A Homeowners Association (which shall go nameless) recently caused their CC&Rs to be ammended to allow "dish or circular" satellite antennas one meter or less in size with the following language I provided:

"Recent law changes and FCC rules (OTARD: Over-The-Air Reception Devices) adopted in 1996 now make it illegal for homeowners associations to ban satellite antennas as we currently do. OTARD sets forth specific guidelines which essentially state that an association (1) cannot prohibit such antennas of one meter or less in size, (2) cannot establish rules that are inordinately expensive to the member, (3) cannot establish rules that interfere with the reception and operation of such antennas, (4) cannot unreasonably or willfully delay the installation procedure, and several other guidelines that rigorously protect the member’s rights with respect to such antennas."

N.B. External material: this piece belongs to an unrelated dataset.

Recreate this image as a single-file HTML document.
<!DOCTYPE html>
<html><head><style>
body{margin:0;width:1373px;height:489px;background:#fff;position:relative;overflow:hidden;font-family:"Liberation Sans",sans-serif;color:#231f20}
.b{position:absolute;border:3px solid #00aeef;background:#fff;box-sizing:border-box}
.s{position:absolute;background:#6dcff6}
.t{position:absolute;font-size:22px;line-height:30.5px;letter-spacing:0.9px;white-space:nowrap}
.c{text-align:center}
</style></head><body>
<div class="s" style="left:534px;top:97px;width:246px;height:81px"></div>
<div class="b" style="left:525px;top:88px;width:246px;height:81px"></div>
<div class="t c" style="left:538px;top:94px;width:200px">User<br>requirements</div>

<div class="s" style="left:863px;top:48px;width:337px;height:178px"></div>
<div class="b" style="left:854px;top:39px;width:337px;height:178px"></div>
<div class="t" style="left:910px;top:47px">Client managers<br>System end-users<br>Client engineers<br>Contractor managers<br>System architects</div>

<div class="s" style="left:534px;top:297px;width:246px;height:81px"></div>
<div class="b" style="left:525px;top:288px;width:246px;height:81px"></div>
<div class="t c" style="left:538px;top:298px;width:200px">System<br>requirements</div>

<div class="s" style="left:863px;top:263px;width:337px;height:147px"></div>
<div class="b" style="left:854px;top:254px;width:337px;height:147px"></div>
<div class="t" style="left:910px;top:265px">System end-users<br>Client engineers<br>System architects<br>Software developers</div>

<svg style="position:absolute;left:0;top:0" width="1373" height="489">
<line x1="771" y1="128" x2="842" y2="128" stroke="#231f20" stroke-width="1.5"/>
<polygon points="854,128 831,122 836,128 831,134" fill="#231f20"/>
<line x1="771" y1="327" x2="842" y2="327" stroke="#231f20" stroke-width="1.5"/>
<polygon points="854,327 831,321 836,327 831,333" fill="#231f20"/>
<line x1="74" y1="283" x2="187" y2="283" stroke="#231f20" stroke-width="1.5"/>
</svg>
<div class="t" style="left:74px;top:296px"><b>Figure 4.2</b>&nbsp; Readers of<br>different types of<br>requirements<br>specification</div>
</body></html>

Notice that the language is very generic and does not mention commercial television or even television.... just "satellite antennas". Now, is/has amateur radio been aboard satellites (OSCAR)? Yes! Can a ham use this language and erect a High Q (MFJ, Isotron, etc.) circular antenna to receive satellite transmissions? Yes! And can it be in the air to improve reception? Yes! Does the language say anything about receive/transmit? No!

My point is that the FCC's OTARD rule provides an opening for hams to carefully and politically argue, and hopefully win, that we can erect small circular antennas to receive satellite signals and are allowed to do so pursuant to OTARD language.

Finally, was OTARD created to apply to hams? No, but by using a little creativity and "country lawyering" one can likely gain a small crack in the CC&Rs to enable hams to put up at least a high Q antenna up in the air.

Not breakthrough stuff, but sometimes one simply does the best one can with the cards delt one!